If two or more grammar choices share a common prefix string (e.g., A → αβ | αγ), then left factoring can be used. We can factor out the longest possible α and split it into two rules: A → αA′, A′ → β | γ.

To construct a syntax tree in LL(1) parsing, it takes an extra stack to manipulate the syntax tree nodes. Additional symbols are needed in the grammar rules to provide synchronisation between the two stacks, and the usual way of doing this is using the hash (#). In the example of a grammar representing arithmetic operations, the # tells the parser that the second argument has just been seen, so it should be added to the first one.

First and Follow Sets

To construct a First set, there are rules we can follow:

If x is a terminal, then First(x) = {x} (and First(ε) = {ε})
For a nonterminal A with the production rules A → β₁ | … | β_n, First(A) = First(β₁) ∪ … ∪ First(β_n)
For a rule of the form A → X₁X₂…X_n, First(A) = (First(X₁) ∪ … ∪ First(X_k)) – {ε}, where ε ∈ First(X_j),j = 1..(k – 1) and ε ∉ First(X_k, i.e., where the first non-nullable symbol X symbol is X_k.
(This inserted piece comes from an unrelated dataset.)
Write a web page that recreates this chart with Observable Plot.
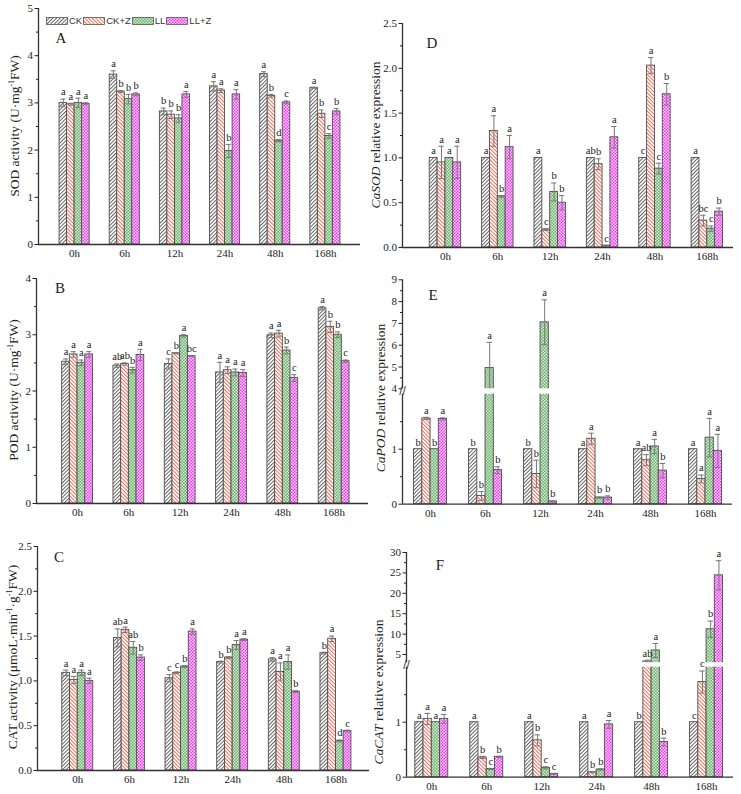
<!DOCTYPE html>
<html><head><meta charset="utf-8">
<script src="https://cdn.jsdelivr.net/npm/d3@7"></script>
<script src="https://cdn.jsdelivr.net/npm/@observablehq/plot@0.6"></script>
<style>
body{margin:0;background:#fff;}
#wrap{position:relative;width:741px;height:794px;overflow:hidden;font-family:"Liberation Serif",serif;background:#fff;}
.panel{position:absolute;}
.ylab{position:absolute;white-space:nowrap;font-family:"Liberation Serif",serif;font-size:13.5px;color:#222;transform:translate(-50%,-50%) rotate(-90deg);}
.ylab sup{font-size:8px;line-height:0;}
.plet{position:absolute;font-family:"Liberation Serif",serif;font-size:15px;color:#222;transform:translate(-50%,-50%);}
.leg{position:absolute;left:46px;top:16px;display:flex;align-items:center;font-family:"Liberation Sans",Arial,sans-serif;font-size:9.5px;color:#333;line-height:10px;white-space:nowrap;}
.leg span{margin:0 1px 0 1px;}
</style></head><body>
<svg width="0" height="0" style="position:absolute">
<defs>
<pattern id="pCK" patternUnits="userSpaceOnUse" width="2.6" height="2.6" patternTransform="rotate(45)">
<rect width="2.6" height="2.6" fill="#fff"/><line x1="0.5" y1="0" x2="0.5" y2="2.6" stroke="#555" stroke-width="0.9"/>
</pattern>
<pattern id="pCKZ" patternUnits="userSpaceOnUse" width="2.6" height="2.6" patternTransform="rotate(-45)">
<rect width="2.6" height="2.6" fill="#fff"/><line x1="0.5" y1="0" x2="0.5" y2="2.6" stroke="#f0604a" stroke-width="0.9"/>
</pattern>
<pattern id="pLL" patternUnits="userSpaceOnUse" width="3" height="3">
<rect width="3" height="3" fill="#6aae6a"/><rect width="1.5" height="1.5" fill="#d6eed6"/><rect x="1.5" y="1.5" width="1.5" height="1.5" fill="#d6eed6"/>
</pattern>
<pattern id="pLLZ" patternUnits="userSpaceOnUse" width="3" height="3">
<rect width="3" height="3" fill="#f03cf0"/><rect width="1.5" height="1.5" fill="#ffd6ff"/><rect x="1.5" y="1.5" width="1.5" height="1.5" fill="#ffd6ff"/>
</pattern>
</defs></svg>
<div id="wrap"></div>
<script>
// ---------- data ----------
const times = ["0h","6h","12h","24h","48h","168h"];
const treatments = ["CK","CK+Z","LL","LL+Z"];

// rows: CK, CK+Z, LL, LL+Z ; columns: times
const sodMean = [[3.00,3.60,2.82,3.35,3.61,3.32],[2.97,3.24,2.75,3.26,3.15,2.77],[3.00,3.08,2.67,1.98,2.20,2.30],[2.98,3.18,3.18,3.18,3.01,2.82]];
const sodErr  = [[0.08,0.08,0.07,0.10,0.05,0.01],[0.02,0.02,0.08,0.04,0.03,0.08],[0.10,0.10,0.08,0.14,0.02,0.05],[0.02,0.03,0.06,0.10,0.03,0.06]];
const sodSig  = [["a","a","b","a","a","a"],["a","b","b","a","b","b"],["a","b","b","b","d","c"],["a","b","a","a","c","b"]];

const podMean = [[2.52,2.45,2.48,2.33,2.99,3.47],[2.65,2.48,2.67,2.37,3.02,3.14],[2.50,2.37,2.98,2.33,2.72,3.00],[2.65,2.64,2.62,2.32,2.23,2.53]];
const podErr  = [[0.05,0.03,0.09,0.18,0.04,0.03],[0.05,0.02,0.01,0.06,0.06,0.10],[0.05,0.05,0.02,0.06,0.06,0.05],[0.05,0.10,0.01,0.06,0.06,0.02]];
const podSig  = [["a","ab","c","a","a","a"],["a","ab","b","a","a","b"],["a","b","a","a","b","b"],["a","a","bc","a","c","c"]];

const catMean = [[1.09,1.48,1.03,1.21,1.24,1.31],[1.01,1.57,1.09,1.26,1.10,1.47],[1.09,1.37,1.16,1.40,1.21,0.33],[1.00,1.26,1.55,1.46,0.88,0.44]];
const catErr  = [[0.03,0.10,0.04,0.01,0.02,0.01],[0.04,0.03,0.01,0.01,0.10,0.03],[0.03,0.07,0.01,0.05,0.08,0.01],[0.03,0.03,0.03,0.01,0.01,0.01]];
const catSig  = [["a","ab","c","b","a","b"],["a","a","c","b","a","a"],["a","ab","b","a","a","d"],["a","b","a","a","b","c"]];

const casodMean = [[1,1,1,1,1,1],[0.95,1.30,0.20,0.93,2.03,0.30],[1.00,0.57,0.62,0.02,0.88,0.21],[0.95,1.12,0.50,1.23,1.71,0.40]];
const casodErr  = [[0,0,0,0,0,0],[0.18,0.17,0.01,0.06,0.09,0.06],[0,0.01,0.10,0.005,0.06,0.03],[0.18,0.13,0.08,0.12,0.12,0.04]];
const casodSig  = [["a","a","a","ab","c","a"],["a","a","c","b","a","bc"],["a","b","b","c","c","c"],["a","a","b","a","b","b"]];

const capodMean = [[1,1,1,1,1,1],[1.56,0.15,0.55,1.19,0.80,0.46],[1.00,4.95,7.05,0.12,1.05,1.21],[1.55,0.62,0.05,0.12,0.61,0.97]];
const capodErr  = [[0,0,0,0,0,0],[0.02,0.08,0.25,0.10,0.10,0.07],[0,1.18,1.03,0.01,0.13,0.35],[0.02,0.06,0.01,0.03,0.13,0.30]];
const capodSig  = [["b","b","b","a","a","a"],["a","b","b","a","ab","a"],["b","a","a","b","a","a"],["a","b","b","b","b","a"]];

const cacatMean = [[1,1,1,1,1,1],[1.06,0.36,0.67,0.09,3.3,1.73],[1.00,0.15,0.17,0.14,6.0,11.2],[1.06,0.37,0.06,0.96,0.64,24.4]];
const cacatErr  = [[0,0,0,0,0,0],[0.10,0.02,0.10,0.01,0.3,0.20],[0,0.01,0.02,0.01,1.7,2.0],[0.08,0.01,0.01,0.07,0.07,3.6]];
const cacatSig  = [["a","a","a","a","b","c"],["a","b","b","b","ab","c"],["a","c","c","b","a","b"],["a","b","c","a","b","a"]];

// tick values
const ticksSOD = [0,1,2,3,4,5], minorSOD = [0.5,1.5,2.5,3.5,4.5];
const ticksPOD = [0,1,2,3,4], minorPOD = [0.5,1.5,2.5,3.5];
const ticksRel25 = [0,0.5,1,1.5,2,2.5], minorRel25 = [0.25,0.75,1.25,1.75,2.25];
const ticksCaPOD = [0,1,4,5,6,7,8,9], minorCaPOD = [0.5,1.5,4.5,5.5,6.5,7.5,8.5];
const ticksCaCAT = [0,1,5,10,15,20,25,30], minorCaCAT = [0.5,1.5,7.5,12.5,17.5,22.5,27.5];

// ---------- styling ----------
const patternOf = {"CK":"url(#pCK)","CK+Z":"url(#pCKZ)","LL":"url(#pLL)","LL+Z":"url(#pLLZ)"};
const bw = 0.15, cap = 0.05;
const wrap = document.getElementById("wrap");

function build(cfg) {
  const rows = [];
  treatments.forEach((t,k) => times.forEach((h,i) => rows.push({t,k,h,i,v:cfg.mean[k][i],e:cfg.err[k][i],s:cfg.sig[k][i]})));
  const c = d => d.i + (d.k - 1.5) * bw;
  const errRows = rows.filter(d => d.e > 0);
  const x0 = cfg.xDomain[0];
  const marks = [
    Plot.rect(rows, {x1: d => c(d) - bw/2, x2: d => c(d) + bw/2, y1: d => 0, y2: "v", fill: d => patternOf[d.t], stroke: "#4d4d4d", strokeWidth: 0.9}),
    Plot.ruleX(errRows, {x: c, y1: d => d.v - d.e, y2: d => d.v + d.e, stroke: "#777", strokeWidth: 1}),
    Plot.ruleY(errRows, {y: d => d.v + d.e, x1: d => c(d) - cap, x2: d => c(d) + cap, stroke: "#777", strokeWidth: 1}),
    Plot.ruleY(errRows, {y: d => d.v - d.e, x1: d => c(d) - cap, x2: d => c(d) + cap, stroke: "#777", strokeWidth: 1})
  ];
  if (cfg.gap) marks.push(Plot.rect([cfg.gap], {x1: () => cfg.xDomain[0], x2: () => cfg.xDomain[1], y1: g => g[0], y2: g => g[1], fill: "white"}));
  marks.push(Plot.text(rows, {x: c, y: d => d.v + d.e, text: "s", dy: -7, fill: "#222", fontSize: 10.5}));
  marks.push(Plot.ruleY([0], {stroke: "#333", strokeWidth: 1.3}));
  marks.push(Plot.ruleX(cfg.segments, {x: () => x0, y1: s => s[0], y2: s => s[1], stroke: "#333", strokeWidth: 1.3}));
  marks.push(Plot.axisY({ticks: cfg.ticks, tickFormat: cfg.fmt, tickSize: 3.5, tickPadding: 2, label: null, fontSize: 11}));
  marks.push(Plot.axisY({ticks: cfg.minor, tickFormat: () => "", tickSize: 2, label: null}));
  marks.push(Plot.axisX({ticks: d3.range(times.length), tickFormat: i => times[i], tickSize: 0, tickPadding: 5, label: null, fontSize: 11}));
  if (cfg.gap) marks.push(Plot.text([cfg.gap], {x: () => x0, y: g => (g[0] + g[1]) / 2, text: () => "//", fontSize: 12, fill: "#333", fontFamily: "Liberation Sans"}));

  const svg = Plot.plot({
    width: cfg.width, height: cfg.height,
    marginLeft: cfg.ml, marginRight: cfg.mr, marginTop: cfg.mt, marginBottom: cfg.mb,
    x: {type: "linear", domain: cfg.xDomain},
    y: cfg.y,
    color: {type: "identity"},
    style: {fontFamily: "Liberation Serif, serif", fontSize: "11px", color: "#222", background: "transparent"},
    marks
  });
  svg.classList.add("panel");
  svg.style.left = cfg.left + "px";
  svg.style.top = cfg.top + "px";
  wrap.appendChild(svg);
}

const f1 = d3.format(".1f"), fd = d3.format("d");

build({mean: sodMean, err: sodErr, sig: sodSig, left: 0, top: 0, width: 370, height: 265, ml: 38, mr: 10, mt: 8, mb: 21,
  xDomain: [-0.72, 5.7], y: {domain: [0, 5]}, ticks: ticksSOD, minor: minorSOD, fmt: fd, segments: [[0, 5]]});
build({mean: casodMean, err: casodErr, sig: casodSig, left: 370, top: 0, width: 371, height: 265, ml: 32, mr: 8, mt: 23, mb: 18,
  xDomain: [-0.82, 5.5], y: {domain: [0, 2.5]}, ticks: ticksRel25, minor: minorRel25, fmt: f1, segments: [[0, 2.5]]});
build({mean: podMean, err: podErr, sig: podSig, left: 0, top: 265, width: 370, height: 265, ml: 36, mr: 2, mt: 13, mb: 27,
  xDomain: [-0.8, 5.67], y: {domain: [0, 4]}, ticks: ticksPOD, minor: minorPOD, fmt: fd, segments: [[0, 4]]});
build({mean: capodMean, err: capodErr, sig: capodSig, left: 370, top: 265, width: 371, height: 265, ml: 32, mr: 9, mt: 14, mb: 26,
  xDomain: [-0.51, 5.49], y: {type: "linear", domain: [0, 2, 4, 9], range: [238.7, 128.7, 123.3, 14.3]},
  ticks: ticksCaPOD, minor: minorCaPOD, fmt: fd, segments: [[0, 2], [4, 9]], gap: [2, 4]});
build({mean: catMean, err: catErr, sig: catSig, left: 0, top: 530, width: 370, height: 264, ml: 37, mr: 1, mt: 16, mb: 24,
  xDomain: [-0.78, 5.65], y: {domain: [0, 2.5]}, ticks: ticksRel25, minor: minorRel25, fmt: f1, segments: [[0, 2.5]]});
build({mean: cacatMean, err: cacatErr, sig: cacatSig, left: 370, top: 530, width: 371, height: 264, ml: 36, mr: 8, mt: 22, mb: 17,
  xDomain: [-0.46, 5.49], y: {type: "linear", domain: [0, 2, 3, 30], range: [246.7, 136.7, 132.2, 22]},
  ticks: ticksCaCAT, minor: minorCaCAT, fmt: fd, segments: [[0, 2], [3, 30]], gap: [2, 3]});

// ---------- text overlays ----------
function addDiv(cls, html, x, y) {
  const d = document.createElement("div");
  d.className = cls; d.innerHTML = html;
  d.style.left = x + "px"; d.style.top = y + "px";
  wrap.appendChild(d);
}
addDiv("ylab", "SOD activity (U·mg<sup>-1</sup>FW)", 15, 126);
addDiv("ylab", "POD activity (U·mg<sup>-1</sup>FW)", 14, 390);
addDiv("ylab", "CAT activity (μmoL·min<sup>-1</sup>·g<sup>-1</sup>FW)", 13, 657);
addDiv("ylab", "<i>CaSOD</i> relative expression", 376, 135);
addDiv("ylab", "<i>CaPOD</i> relative expression", 381, 398);
addDiv("ylab", "<i>CaCAT</i> relative expression", 379, 692);
[["A",61,38],["D",432,43],["B",60,288],["E",433,295],["C",59,557],["F",440,565]].forEach(([t,x,y]) => addDiv("plet", t, x, y));

// legend
const leg = document.createElement("div");
leg.className = "leg";
leg.innerHTML = treatments.map(t =>
  `<svg width="22" height="8" style="display:block;flex:none"><rect x="0.5" y="0.5" width="21" height="7" fill="${patternOf[t]}" stroke="#555" stroke-width="0.8"/></svg><span>${t}</span>`
).join("");
wrap.appendChild(leg);
</script>
</body></html>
Therefore, the First(w) set consists of the set of terminals that begin strings derived from w (and also contains ε if w can generate ε).

To construct Follow sets, we can say that if A is a non-terminal, then Follow(A) is the set of all terminals that can follow A in any sentential form (derived from S).

If A is the start symbol, then the end marker $ ∈ Follow(A)
For a production rule of the form B → αAβ, everything in First(β) is placed in Follow(A) except ε.
If there is a production B → αA, or a production B → αAβ where First(β) contains ε, then Follow(A) containts Follow(B).

A final issue to consider is how to deal with errors in the parsing stage. In recursive descent parsers, a panic mode exists where each procedure declares a set of synchronising tokens, and when confused, input tokens are skipped (scan ahead) until one of the synchronising sets of tokens are seen and you can continue parsing. In LL(1) parsers, sets of synchronising tokens are kept in an additional stack or built directly into the parsing table.